Your goal
Return the records that follow unaltered. Omit every picture.

Extracted data

====

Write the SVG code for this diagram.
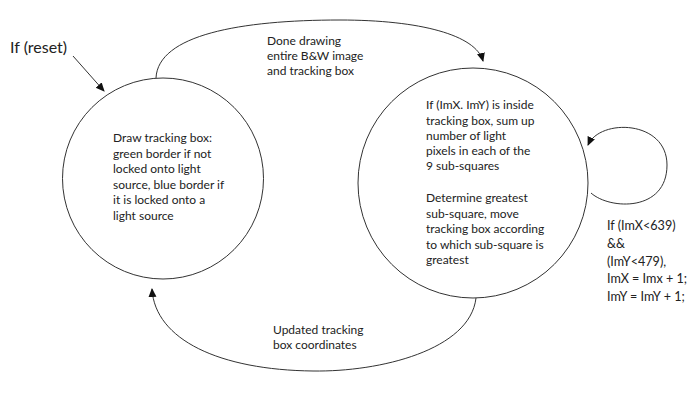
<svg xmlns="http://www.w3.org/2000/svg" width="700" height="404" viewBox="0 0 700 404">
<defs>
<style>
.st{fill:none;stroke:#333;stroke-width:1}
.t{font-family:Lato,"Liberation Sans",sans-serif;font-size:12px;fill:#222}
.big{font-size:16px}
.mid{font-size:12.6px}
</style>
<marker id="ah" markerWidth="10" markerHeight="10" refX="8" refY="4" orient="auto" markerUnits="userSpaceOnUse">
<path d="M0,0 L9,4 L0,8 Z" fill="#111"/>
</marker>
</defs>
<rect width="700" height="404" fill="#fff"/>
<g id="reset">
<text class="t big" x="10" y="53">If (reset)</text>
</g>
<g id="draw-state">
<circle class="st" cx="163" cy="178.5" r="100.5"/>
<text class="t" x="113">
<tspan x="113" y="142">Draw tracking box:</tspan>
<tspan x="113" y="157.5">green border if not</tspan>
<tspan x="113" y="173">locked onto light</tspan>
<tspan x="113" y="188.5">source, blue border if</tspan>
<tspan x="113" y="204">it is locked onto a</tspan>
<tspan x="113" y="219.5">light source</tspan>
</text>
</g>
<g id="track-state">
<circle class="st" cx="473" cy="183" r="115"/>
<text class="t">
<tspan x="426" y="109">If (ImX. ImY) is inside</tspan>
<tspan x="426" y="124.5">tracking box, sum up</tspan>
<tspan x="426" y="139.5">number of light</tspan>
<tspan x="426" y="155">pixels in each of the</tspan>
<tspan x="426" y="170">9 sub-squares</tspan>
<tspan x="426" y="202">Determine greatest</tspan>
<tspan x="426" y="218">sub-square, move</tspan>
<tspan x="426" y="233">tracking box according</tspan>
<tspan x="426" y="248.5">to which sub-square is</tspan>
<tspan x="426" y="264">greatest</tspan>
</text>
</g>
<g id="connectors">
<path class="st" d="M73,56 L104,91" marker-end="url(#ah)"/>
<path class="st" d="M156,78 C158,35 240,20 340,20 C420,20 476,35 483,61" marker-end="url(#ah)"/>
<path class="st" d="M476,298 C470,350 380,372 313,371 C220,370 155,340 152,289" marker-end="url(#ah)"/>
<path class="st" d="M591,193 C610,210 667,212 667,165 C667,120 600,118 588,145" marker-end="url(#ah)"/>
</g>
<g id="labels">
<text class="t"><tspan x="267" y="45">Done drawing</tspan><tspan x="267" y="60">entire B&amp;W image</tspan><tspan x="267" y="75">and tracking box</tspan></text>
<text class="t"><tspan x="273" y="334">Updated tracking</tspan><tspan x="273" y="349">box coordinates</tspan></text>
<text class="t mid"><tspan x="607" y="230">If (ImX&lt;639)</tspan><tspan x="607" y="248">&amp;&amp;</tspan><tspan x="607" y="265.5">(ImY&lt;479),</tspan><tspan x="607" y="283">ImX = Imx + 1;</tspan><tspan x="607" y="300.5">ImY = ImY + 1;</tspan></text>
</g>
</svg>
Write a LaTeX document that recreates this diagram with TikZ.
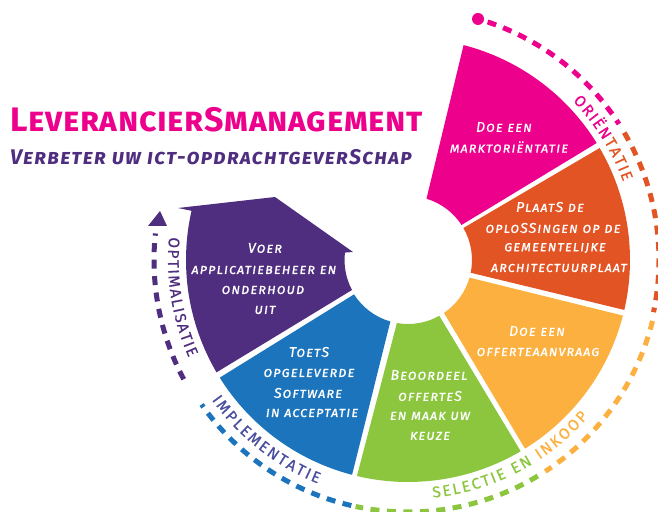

====

Output for this task
Write the SVG code for this diagram.
<svg xmlns="http://www.w3.org/2000/svg" width="700" height="404" viewBox="0 0 700 404">
<defs>
<style>
.st{fill:none;stroke:#333;stroke-width:1}
.t{font-family:Lato,"Liberation Sans",sans-serif;font-size:12px;fill:#222}
.big{font-size:16px}
.mid{font-size:12.6px}
</style>
<marker id="ah" markerWidth="10" markerHeight="10" refX="8" refY="4" orient="auto" markerUnits="userSpaceOnUse">
<path d="M0,0 L9,4 L0,8 Z" fill="#111"/>
</marker>
</defs>
<rect width="700" height="404" fill="#fff"/>
<g id="reset">
<text class="t big" x="10" y="53">If (reset)</text>
</g>
<g id="draw-state">
<circle class="st" cx="163" cy="178.5" r="100.5"/>
<text class="t" x="113">
<tspan x="113" y="142">Draw tracking box:</tspan>
<tspan x="113" y="157.5">green border if not</tspan>
<tspan x="113" y="173">locked onto light</tspan>
<tspan x="113" y="188.5">source, blue border if</tspan>
<tspan x="113" y="204">it is locked onto a</tspan>
<tspan x="113" y="219.5">light source</tspan>
</text>
</g>
<g id="track-state">
<circle class="st" cx="473" cy="183" r="115"/>
<text class="t">
<tspan x="426" y="109">If (ImX. ImY) is inside</tspan>
<tspan x="426" y="124.5">tracking box, sum up</tspan>
<tspan x="426" y="139.5">number of light</tspan>
<tspan x="426" y="155">pixels in each of the</tspan>
<tspan x="426" y="170">9 sub-squares</tspan>
<tspan x="426" y="202">Determine greatest</tspan>
<tspan x="426" y="218">sub-square, move</tspan>
<tspan x="426" y="233">tracking box according</tspan>
<tspan x="426" y="248.5">to which sub-square is</tspan>
<tspan x="426" y="264">greatest</tspan>
</text>
</g>
<g id="connectors">
<path class="st" d="M73,56 L104,91" marker-end="url(#ah)"/>
<path class="st" d="M156,78 C158,35 240,20 340,20 C420,20 476,35 483,61" marker-end="url(#ah)"/>
<path class="st" d="M476,298 C470,350 380,372 313,371 C220,370 155,340 152,289" marker-end="url(#ah)"/>
<path class="st" d="M591,193 C610,210 667,212 667,165 C667,120 600,118 588,145" marker-end="url(#ah)"/>
</g>
<g id="labels">
<text class="t"><tspan x="267" y="45">Done drawing</tspan><tspan x="267" y="60">entire B&amp;W image</tspan><tspan x="267" y="75">and tracking box</tspan></text>
<text class="t"><tspan x="273" y="334">Updated tracking</tspan><tspan x="273" y="349">box coordinates</tspan></text>
<text class="t mid"><tspan x="607" y="230">If (ImX&lt;639)</tspan><tspan x="607" y="248">&amp;&amp;</tspan><tspan x="607" y="265.5">(ImY&lt;479),</tspan><tspan x="607" y="283">ImX = Imx + 1;</tspan><tspan x="607" y="300.5">ImY = ImY + 1;</tspan></text>
</g>
</svg>
Write a LaTeX document that recreates this diagram with TikZ.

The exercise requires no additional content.